If I am to pursue this dream of making movies, it would most probably not be here. Not at the onset. I've got to go where my stories are wanted. My friend Daniel said that I shouldn't give up but just slow down. Pretty good advice, if I may say so. So I'm not abandoning the dream. I'm just going to take a slight detour to make everything right again. Give myself a better foundation to make it all happen.

This change I am welcoming. It will force me to be more flexible, to stretch myself and push myself to the very limits. I've wrestled with the fabulous and the bohemian and the daring and I didn't win but it doesn't mean I won't win. I will now wrestle with the mundane and the banal, the routine and the processes of everyday life and conquer it. And when I do, and I'm ready and stable and secure, the fight will begin again.
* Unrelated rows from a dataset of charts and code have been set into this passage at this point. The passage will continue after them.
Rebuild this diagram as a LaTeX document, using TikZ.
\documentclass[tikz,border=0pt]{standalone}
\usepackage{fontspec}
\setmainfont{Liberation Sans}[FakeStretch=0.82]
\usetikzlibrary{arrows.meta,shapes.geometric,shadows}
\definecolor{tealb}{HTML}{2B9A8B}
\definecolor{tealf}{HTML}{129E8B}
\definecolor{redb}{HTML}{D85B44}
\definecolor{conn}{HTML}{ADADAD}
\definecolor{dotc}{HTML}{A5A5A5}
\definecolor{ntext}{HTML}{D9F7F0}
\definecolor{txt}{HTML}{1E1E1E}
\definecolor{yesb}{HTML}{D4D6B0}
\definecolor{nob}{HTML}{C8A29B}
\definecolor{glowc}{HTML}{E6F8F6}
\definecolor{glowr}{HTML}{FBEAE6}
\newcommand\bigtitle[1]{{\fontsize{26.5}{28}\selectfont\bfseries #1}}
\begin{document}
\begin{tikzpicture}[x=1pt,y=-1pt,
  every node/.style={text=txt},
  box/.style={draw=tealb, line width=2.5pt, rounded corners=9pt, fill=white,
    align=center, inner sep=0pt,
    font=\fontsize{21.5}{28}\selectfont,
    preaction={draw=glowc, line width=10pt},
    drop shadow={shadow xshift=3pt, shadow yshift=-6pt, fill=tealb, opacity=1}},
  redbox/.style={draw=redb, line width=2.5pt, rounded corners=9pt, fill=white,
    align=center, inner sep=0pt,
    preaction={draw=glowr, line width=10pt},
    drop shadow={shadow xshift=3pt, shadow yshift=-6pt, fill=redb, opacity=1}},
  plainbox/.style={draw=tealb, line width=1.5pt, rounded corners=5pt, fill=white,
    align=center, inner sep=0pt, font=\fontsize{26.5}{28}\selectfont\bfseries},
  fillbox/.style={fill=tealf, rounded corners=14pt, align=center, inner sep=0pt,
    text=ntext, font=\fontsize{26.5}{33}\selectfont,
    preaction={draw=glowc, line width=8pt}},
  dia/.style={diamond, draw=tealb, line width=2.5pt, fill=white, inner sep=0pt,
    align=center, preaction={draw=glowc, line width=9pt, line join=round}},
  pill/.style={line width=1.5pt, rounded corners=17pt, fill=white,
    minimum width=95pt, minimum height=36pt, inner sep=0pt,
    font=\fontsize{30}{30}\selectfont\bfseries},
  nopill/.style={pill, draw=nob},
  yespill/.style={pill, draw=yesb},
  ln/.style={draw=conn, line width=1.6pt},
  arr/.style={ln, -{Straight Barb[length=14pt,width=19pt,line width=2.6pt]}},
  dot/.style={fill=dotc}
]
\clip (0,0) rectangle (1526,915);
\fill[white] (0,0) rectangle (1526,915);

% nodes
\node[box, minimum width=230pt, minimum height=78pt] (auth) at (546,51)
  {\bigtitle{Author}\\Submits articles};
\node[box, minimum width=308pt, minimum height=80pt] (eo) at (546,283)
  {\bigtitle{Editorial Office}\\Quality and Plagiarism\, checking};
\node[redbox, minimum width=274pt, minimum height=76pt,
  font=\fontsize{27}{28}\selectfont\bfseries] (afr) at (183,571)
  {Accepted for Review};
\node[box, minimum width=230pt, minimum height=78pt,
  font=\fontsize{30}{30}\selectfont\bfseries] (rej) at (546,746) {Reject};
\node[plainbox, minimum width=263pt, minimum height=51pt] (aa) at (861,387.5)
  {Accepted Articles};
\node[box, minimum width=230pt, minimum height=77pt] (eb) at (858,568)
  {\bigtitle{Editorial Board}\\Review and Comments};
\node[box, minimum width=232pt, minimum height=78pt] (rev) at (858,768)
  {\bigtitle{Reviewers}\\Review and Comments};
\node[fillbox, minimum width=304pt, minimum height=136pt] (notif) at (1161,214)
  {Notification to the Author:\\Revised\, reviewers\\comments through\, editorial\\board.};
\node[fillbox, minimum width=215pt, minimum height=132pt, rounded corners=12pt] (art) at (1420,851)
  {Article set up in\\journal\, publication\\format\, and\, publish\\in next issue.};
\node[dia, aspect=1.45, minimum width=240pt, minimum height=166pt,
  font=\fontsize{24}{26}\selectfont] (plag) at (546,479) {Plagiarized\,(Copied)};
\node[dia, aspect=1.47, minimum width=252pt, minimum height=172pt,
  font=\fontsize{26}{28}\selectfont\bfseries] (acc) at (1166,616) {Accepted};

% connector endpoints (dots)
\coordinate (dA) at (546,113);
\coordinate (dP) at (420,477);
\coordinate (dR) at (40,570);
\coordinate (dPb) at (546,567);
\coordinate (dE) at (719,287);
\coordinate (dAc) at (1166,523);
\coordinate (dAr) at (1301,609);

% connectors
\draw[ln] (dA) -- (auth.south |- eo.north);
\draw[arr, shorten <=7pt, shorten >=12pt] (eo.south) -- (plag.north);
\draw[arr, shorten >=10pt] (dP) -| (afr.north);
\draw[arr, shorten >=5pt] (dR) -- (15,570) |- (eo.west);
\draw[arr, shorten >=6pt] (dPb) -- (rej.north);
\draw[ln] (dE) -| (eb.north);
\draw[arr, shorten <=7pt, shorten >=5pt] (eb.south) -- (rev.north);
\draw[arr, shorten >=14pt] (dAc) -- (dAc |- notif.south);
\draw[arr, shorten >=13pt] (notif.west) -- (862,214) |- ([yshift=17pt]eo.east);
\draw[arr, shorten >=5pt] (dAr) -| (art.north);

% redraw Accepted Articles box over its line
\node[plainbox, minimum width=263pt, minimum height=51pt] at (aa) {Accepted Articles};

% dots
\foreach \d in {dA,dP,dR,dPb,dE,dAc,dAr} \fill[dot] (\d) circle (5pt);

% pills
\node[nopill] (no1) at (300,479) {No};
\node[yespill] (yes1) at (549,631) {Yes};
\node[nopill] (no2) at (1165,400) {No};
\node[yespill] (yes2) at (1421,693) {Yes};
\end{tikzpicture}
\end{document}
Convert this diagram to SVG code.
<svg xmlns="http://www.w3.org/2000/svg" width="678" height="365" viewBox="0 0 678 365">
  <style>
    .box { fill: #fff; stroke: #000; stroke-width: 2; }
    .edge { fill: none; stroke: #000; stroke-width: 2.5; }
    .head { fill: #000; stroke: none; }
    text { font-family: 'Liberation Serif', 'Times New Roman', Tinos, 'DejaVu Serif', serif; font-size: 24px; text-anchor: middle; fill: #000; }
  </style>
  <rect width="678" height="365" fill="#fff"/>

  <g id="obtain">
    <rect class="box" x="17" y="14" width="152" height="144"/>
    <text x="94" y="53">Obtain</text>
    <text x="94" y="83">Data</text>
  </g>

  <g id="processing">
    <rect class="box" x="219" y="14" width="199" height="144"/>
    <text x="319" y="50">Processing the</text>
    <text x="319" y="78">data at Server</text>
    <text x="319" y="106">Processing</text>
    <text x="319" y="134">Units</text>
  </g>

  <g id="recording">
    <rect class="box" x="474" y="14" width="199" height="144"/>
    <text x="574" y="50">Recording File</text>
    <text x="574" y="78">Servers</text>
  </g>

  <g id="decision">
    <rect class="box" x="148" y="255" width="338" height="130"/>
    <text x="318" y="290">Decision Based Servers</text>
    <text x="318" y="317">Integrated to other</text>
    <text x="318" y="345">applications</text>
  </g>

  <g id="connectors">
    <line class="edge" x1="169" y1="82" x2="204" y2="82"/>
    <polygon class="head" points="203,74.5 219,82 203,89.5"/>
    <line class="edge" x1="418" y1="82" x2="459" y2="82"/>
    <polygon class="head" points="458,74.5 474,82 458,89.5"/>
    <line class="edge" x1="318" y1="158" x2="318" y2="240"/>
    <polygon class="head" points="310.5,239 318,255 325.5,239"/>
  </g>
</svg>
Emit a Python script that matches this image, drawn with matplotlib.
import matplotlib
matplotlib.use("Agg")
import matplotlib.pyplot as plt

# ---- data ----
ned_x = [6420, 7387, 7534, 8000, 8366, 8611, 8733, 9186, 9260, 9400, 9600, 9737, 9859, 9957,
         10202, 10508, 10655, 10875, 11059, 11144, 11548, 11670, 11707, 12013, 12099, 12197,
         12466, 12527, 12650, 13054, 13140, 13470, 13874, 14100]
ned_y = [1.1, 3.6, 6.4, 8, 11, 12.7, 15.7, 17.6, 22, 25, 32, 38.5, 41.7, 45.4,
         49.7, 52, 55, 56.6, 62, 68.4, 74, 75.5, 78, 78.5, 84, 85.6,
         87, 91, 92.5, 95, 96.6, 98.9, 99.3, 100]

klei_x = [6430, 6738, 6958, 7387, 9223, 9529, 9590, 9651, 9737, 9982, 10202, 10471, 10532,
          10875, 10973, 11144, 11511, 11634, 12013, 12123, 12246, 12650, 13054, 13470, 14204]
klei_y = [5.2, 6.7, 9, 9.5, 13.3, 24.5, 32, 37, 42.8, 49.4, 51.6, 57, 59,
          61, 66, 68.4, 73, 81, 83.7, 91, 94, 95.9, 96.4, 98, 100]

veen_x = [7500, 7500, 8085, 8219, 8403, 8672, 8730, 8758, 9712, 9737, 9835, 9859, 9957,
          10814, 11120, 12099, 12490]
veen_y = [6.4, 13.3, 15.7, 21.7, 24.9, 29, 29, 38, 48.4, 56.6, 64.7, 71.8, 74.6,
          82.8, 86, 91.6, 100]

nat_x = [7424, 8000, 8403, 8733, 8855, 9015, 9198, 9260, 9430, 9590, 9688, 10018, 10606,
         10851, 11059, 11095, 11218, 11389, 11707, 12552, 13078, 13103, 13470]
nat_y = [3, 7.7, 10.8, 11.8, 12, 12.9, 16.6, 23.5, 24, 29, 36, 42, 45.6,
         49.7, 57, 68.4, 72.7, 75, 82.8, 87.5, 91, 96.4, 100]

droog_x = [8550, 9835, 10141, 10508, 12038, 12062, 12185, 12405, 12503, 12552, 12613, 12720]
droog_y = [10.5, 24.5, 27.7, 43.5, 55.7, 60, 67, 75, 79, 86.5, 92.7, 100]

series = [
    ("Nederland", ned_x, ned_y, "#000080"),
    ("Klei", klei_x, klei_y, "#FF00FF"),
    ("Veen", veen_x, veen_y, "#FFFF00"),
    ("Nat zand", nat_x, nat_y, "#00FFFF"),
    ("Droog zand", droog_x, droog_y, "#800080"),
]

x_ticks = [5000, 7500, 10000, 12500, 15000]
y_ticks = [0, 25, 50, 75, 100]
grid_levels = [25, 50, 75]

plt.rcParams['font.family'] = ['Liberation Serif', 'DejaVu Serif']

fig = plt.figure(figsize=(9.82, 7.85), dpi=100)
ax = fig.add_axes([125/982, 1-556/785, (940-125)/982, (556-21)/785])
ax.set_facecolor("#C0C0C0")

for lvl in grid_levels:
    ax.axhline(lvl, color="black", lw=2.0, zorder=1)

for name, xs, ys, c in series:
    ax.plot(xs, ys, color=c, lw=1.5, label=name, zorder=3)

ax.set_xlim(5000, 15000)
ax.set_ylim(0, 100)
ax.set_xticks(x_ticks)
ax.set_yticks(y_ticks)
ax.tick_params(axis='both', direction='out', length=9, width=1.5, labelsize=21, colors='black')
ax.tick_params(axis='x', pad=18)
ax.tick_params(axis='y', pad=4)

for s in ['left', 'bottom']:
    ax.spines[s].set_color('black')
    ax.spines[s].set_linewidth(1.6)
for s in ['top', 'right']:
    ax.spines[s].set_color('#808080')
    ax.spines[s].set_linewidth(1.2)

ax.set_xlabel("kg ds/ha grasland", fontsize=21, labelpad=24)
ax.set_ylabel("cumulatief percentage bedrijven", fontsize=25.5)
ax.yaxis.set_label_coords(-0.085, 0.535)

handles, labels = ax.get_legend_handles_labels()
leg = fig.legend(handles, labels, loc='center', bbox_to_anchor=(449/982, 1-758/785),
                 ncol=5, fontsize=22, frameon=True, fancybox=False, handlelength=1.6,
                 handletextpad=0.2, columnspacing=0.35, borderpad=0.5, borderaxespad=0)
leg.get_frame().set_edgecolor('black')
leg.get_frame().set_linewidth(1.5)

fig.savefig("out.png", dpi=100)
I'm thinking of it as training myself all over again. Starting from scratch to improve and add on more of what there is in me. The better to tackle the difficulties of my later fights, the one I've desperately been losing these past 2 years. There are more than 1 road to any destination. I'm pretty sure it doesn't say that we can only take the road we've chosen. We can stray from the path and find the other route and still get there. The journey is just as important as the arrival. And part of the journey is taking as many paths as it takes to get to the finish line. So I may have taken a longer route than others; what's important is I get there and I had fun and became a more well-rounded person in the process.